Inside that lightweight construct lurks a massive 92 kWh battery capacity good for a 366 mile range. It's the performance of the car which has the buzz percolating though, as it has a claimed 1088 bhp, prodigious torque of 3800 Nm and an electronically-limited top speed of 305 km/h.
Perhaps the most remarkable claim is the acceleration though, which has the 0-100 km/h time pegged at 2.8 seconds, making it one of the fastest accelerating road cars anywhere.
As can be seen from this teaser Youtube video, the Concept One appears to be made in high-tech facilities and certain to add to the story is that the entire project has been hatched by 23-year-old Croatian automotive designer Mate Rimac who will build 88 examples of the Concept One.
The Concept One is driven by four independent electric motor drive units which are divided into the front and rear driver system.
The front and rear system are separated units. Each of them includes two high speed, liquid cooled permanent magnet electric motors, two liquid cooled inverter units and two reduction gearboxes, united into one compact unit
The company's web site is understandably coy about more details prior to the launch, though if you can read Croatian, the Rimac Automobili Facebook page might be more enlightening.

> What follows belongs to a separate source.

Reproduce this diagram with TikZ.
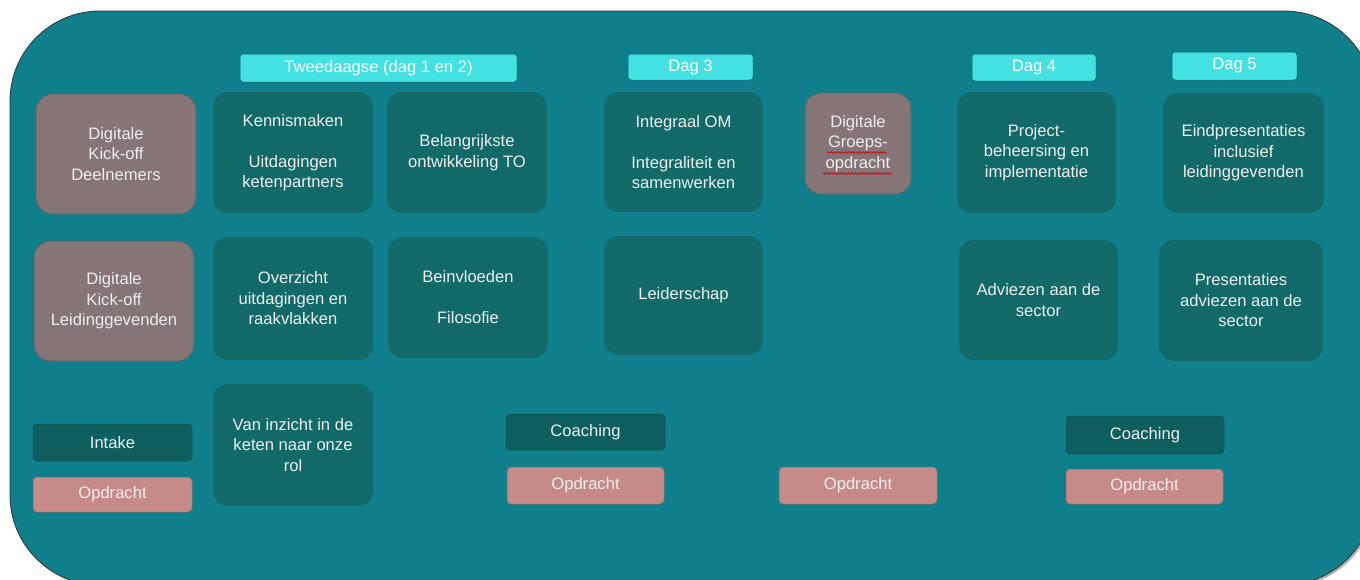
\documentclass[tikz,border=0pt]{standalone}
\usepackage{fontspec}
\setmainfont{Liberation Sans}
\usetikzlibrary{decorations.pathmorphing}
\definecolor{bgteal}{HTML}{0F7F8C}
\definecolor{darkbox}{HTML}{116A67}
\definecolor{brownbox}{HTML}{857577}
\definecolor{cyanbox}{HTML}{43E1E1}
\definecolor{pinkbox}{HTML}{C68A88}
\definecolor{smallbox}{HTML}{0E5E5E}
\definecolor{txt}{HTML}{EEEEEE}
\tikzset{
  base/.style={inner sep=0pt, align=center, text=txt, font=\fontsize{16.6}{20.5}\selectfont},
  bigbox/.style={base, fill=darkbox, rounded corners=15pt},
  brownb/.style={base, fill=brownbox, draw=brownbox!80!black, line width=0.6pt, rounded corners=17pt},
  header/.style={base, fill=cyanbox, draw=bgteal!70!black, line width=0.5pt, rounded corners=3pt, text=white},
  pinkb/.style={base, fill=pinkbox, draw=pinkbox!75!black, line width=0.5pt, rounded corners=4pt},
  darksmall/.style={base, fill=smallbox, draw=smallbox!85!black, line width=0.5pt, rounded corners=4pt},
  squiggle/.style={red!85!black, line width=0.7pt, decorate, decoration={snake, amplitude=0.9pt, segment length=3.5pt}}
}
\begin{document}
\begin{tikzpicture}[x=1pt,y=-1pt]
\useasboundingbox (0,0) rectangle (1360,579);
\fill[white] (0,0) rectangle (1360,579);
\fill[black!30, rounded corners=90pt] (12,13) rectangle (1376,587);
\draw[fill=bgteal, draw=black!80, line width=0.8pt, rounded corners=90pt] (10,11) rectangle (1374,585);

% headers
\node[header, minimum width=277pt, minimum height=28pt] (h12) at (378.5,68) {Tweedaagse (dag 1 en 2)};
\node[header, minimum width=125pt, minimum height=26pt] (h3) at (690.5,67) {Dag 3};
\node[header, minimum width=124pt, minimum height=27pt] (h4) at (1034,67.5) {Dag 4};
\node[header, minimum width=125pt, minimum height=28pt] (h5) at (1234.5,66) {Dag 5};

% row 1
\node[brownb, minimum width=160pt, minimum height=120pt] (kod) at (116,154) {Digitale\\Kick-off\\Deelnemers};
\node[bigbox, minimum width=160pt, minimum height=121pt] (kenn) at (293,152.5) {Kennismaken\\\mbox{}\\Uitdagingen\\ketenpartners};
\node[bigbox, minimum width=160pt, minimum height=121pt] (bel) at (467,152.5) {Belangrijkste\\ontwikkeling TO};
\node[bigbox, minimum width=159pt, minimum height=120pt] (int) at (683.5,152) {Integraal OM\\\mbox{}\\Integraliteit en\\samenwerken};
\node[brownb, minimum width=106pt, minimum height=101pt, rounded corners=16pt] (grp) at (858,143.5) {Digitale\\Groeps-\\opdracht};
\node[bigbox, minimum width=159pt, minimum height=121pt] (proj) at (1036.5,152.5) {Project-\\beheersing en\\implementatie};
\node[bigbox, minimum width=161pt, minimum height=120pt] (eind) at (1243.5,153) {Eindpresentaties\\inclusief\\leidinggevenden};

% row 2
\node[brownb, minimum width=160pt, minimum height=120pt] (kol) at (114,301) {Digitale\\Kick-off\\Leidinggevenden};
\node[bigbox, minimum width=160pt, minimum height=123pt] (ovz) at (293,298.5) {Overzicht\\uitdagingen en\\raakvlakken};
\node[bigbox, minimum width=160pt, minimum height=121pt] (bei) at (468,297.5) {Beinvloeden\\\mbox{}\\Filosofie};
\node[bigbox, minimum width=159pt, minimum height=119pt] (lei) at (683.5,295.5) {Leiderschap};
\node[bigbox, minimum width=159pt, minimum height=120pt] (adv) at (1038.5,300) {Adviezen aan de\\sector};
\node[bigbox, minimum width=164pt, minimum height=121pt] (pres) at (1241,300.5) {Presentaties\\adviezen aan de\\sector};

% row 3
\node[darksmall, minimum width=159pt, minimum height=37pt] (intake) at (112.5,442.5) {Intake};
\node[pinkb, minimum width=159pt, minimum height=35pt] (op1) at (112.5,494.5) {Opdracht};
\node[bigbox, minimum width=160pt, minimum height=122pt] (van) at (293,445) {Van inzicht in de\\keten naar onze\\rol};
\node[darksmall, minimum width=159pt, minimum height=36pt] (coach1) at (585.5,432) {Coaching};
\node[pinkb, minimum width=157pt, minimum height=37pt] (op2) at (585.5,485.5) {Opdracht};
\node[pinkb, minimum width=158pt, minimum height=37pt] (op3) at (858,485.5) {Opdracht};
\node[darksmall, minimum width=158pt, minimum height=38pt] (coach2) at (1145,435) {Coaching};
\node[pinkb, minimum width=157pt, minimum height=35pt] (op4) at (1144.5,486.5) {Opdracht};

% spell-check squiggles
\draw[squiggle] (827,152.5) -- (887,152.5);
\draw[squiggle] (823,173.5) -- (892,173.5);
\end{tikzpicture}
\end{document}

From what we can gather, the car has a reconfigurable computerized dashboard, a heads-up display, regenerative braking and looks set to challenge the establishment.
Good luck Mate!
"Perhaps the most remarkable claim is the acceleration though, which has the 0-100 km/h time pegged at 2.8 seconds, making it one of the fastest accelerating road cars anywhere."
What you mean that everyone, everywhere, is really interested in doing the daily commute on a DRAG RACING STRIP, from one set of traffic lights to the next?

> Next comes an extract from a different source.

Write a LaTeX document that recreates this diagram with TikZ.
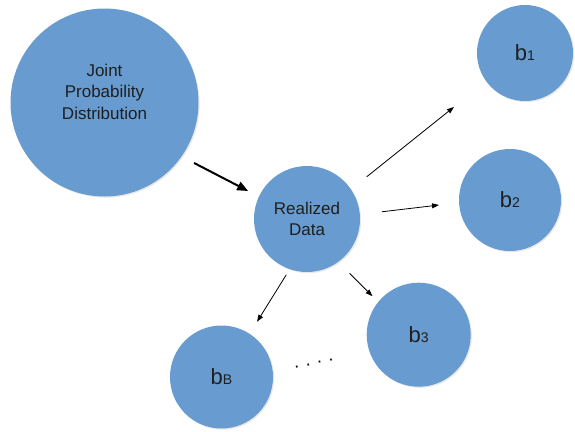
\documentclass[tikz,border=0pt]{standalone}
\usepackage{fontspec}
\setmainfont{Liberation Sans}
\usetikzlibrary{arrows.meta, shadows}
\definecolor{ballblue}{RGB}{104,155,207}
\newcommand{\bsub}[1]{{\fontsize{22}{22}\selectfont b}{\fontsize{14}{14}\selectfont #1}}

\begin{document}
\begin{tikzpicture}[x=1pt, y=-1pt,
  ball/.style={circle, fill=ballblue, draw=none, inner sep=0pt, align=center,
    text=black!88, font=\fontsize{17}{21.5}\selectfont,
    drop shadow={opacity=0.18, shadow xshift=1.2pt, shadow yshift=-1.2pt}},
  fl/.style={-{Triangle[length=7pt,width=5pt]}, line width=0.8pt},
  tfl/.style={-{Triangle[length=11pt,width=9pt]}, line width=2pt},
  dots/.style={font=\fontsize{18}{18}\selectfont, rotate=12, inner sep=0pt}
]
  \useasboundingbox (0,0) rectangle (575,431);

  \node[ball, minimum size=188pt] (jpd) at (104.5,102.5) {Joint\\Probability\\Distribution\\\mbox{}};
  \node[ball, minimum size=106pt] (rd)  at (307,219)     {Realized\\Data};
  \node[ball, minimum size=96pt]  (b1)  at (525,53)      {\bsub{1}};
  \node[ball, minimum size=102pt] (b2)  at (510,200)     {\bsub{2}};
  \node[ball, minimum size=104pt] (b3)  at (418.7,334.7) {\bsub{3}};
  \node[ball, minimum size=103pt] (bB)  at (221.5,377)   {\bsub{B}};
  \node[dots] (gap) at (314,363.5) {. . . .};

  \draw[tfl, shorten <=14pt, shorten >=12pt] (jpd.-35) -- (rd.155);
  \draw[fl, shorten <=20pt, shorten >=41pt] (rd.34) -- (b1.216);
  \draw[fl, shorten <=22pt, shorten >=20pt] (rd.5) -- (b2.183);
  \draw[fl, shorten <=16pt, shorten >=8pt] (rd.-54.5) -- (b3.141);
  \draw[fl, shorten <=6.5pt, shorten >=14pt] (rd.-109.7) -- (bB.57);
\end{tikzpicture}
\end{document}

Yeah good luck with that one. Wake me when the first one gets built.
Independent PM machines at each wheel are a nasty, nasty control problem waiting to happen. PM machines also have cost and durability issues relative to IPM machines (like were used by Tesla and Fisker), and not just because of the magnet materials.
This sucker may be a designer\'s dream, but it\'s a drivetrain engineer\'s nightmare.
Assuming PM stands for prime mover or primary motor. Having one at each wheel solves all the differential problems. Plus it allows you to drive to a shop, after a major breakdown.
this young person looks to have a dream and ready to go for it pressumably when a sponsor will give him the corresponding bugdet.
Why you have to talk negatively and be such arrogants to anybody with such ideas?
Why do not see the positive side of all that?
The reconfigurable dash is an excellent idea and I would take it a step further by putting it all on the windshield via laminated OLED display. Sub three second acceleration is a lot like the 4-minute mile and really only sacred in the world of internal combustion engines and, effectively, piloting an engine with wheels - done to death and for the very nostalgic.
Mate Rimac has already built an impressive electric vehicle conversion of a 1986 BMW E30. It pretty much beats any other EV conversion out there in range and acceleration. I wouldn\'t count this guy out just yet.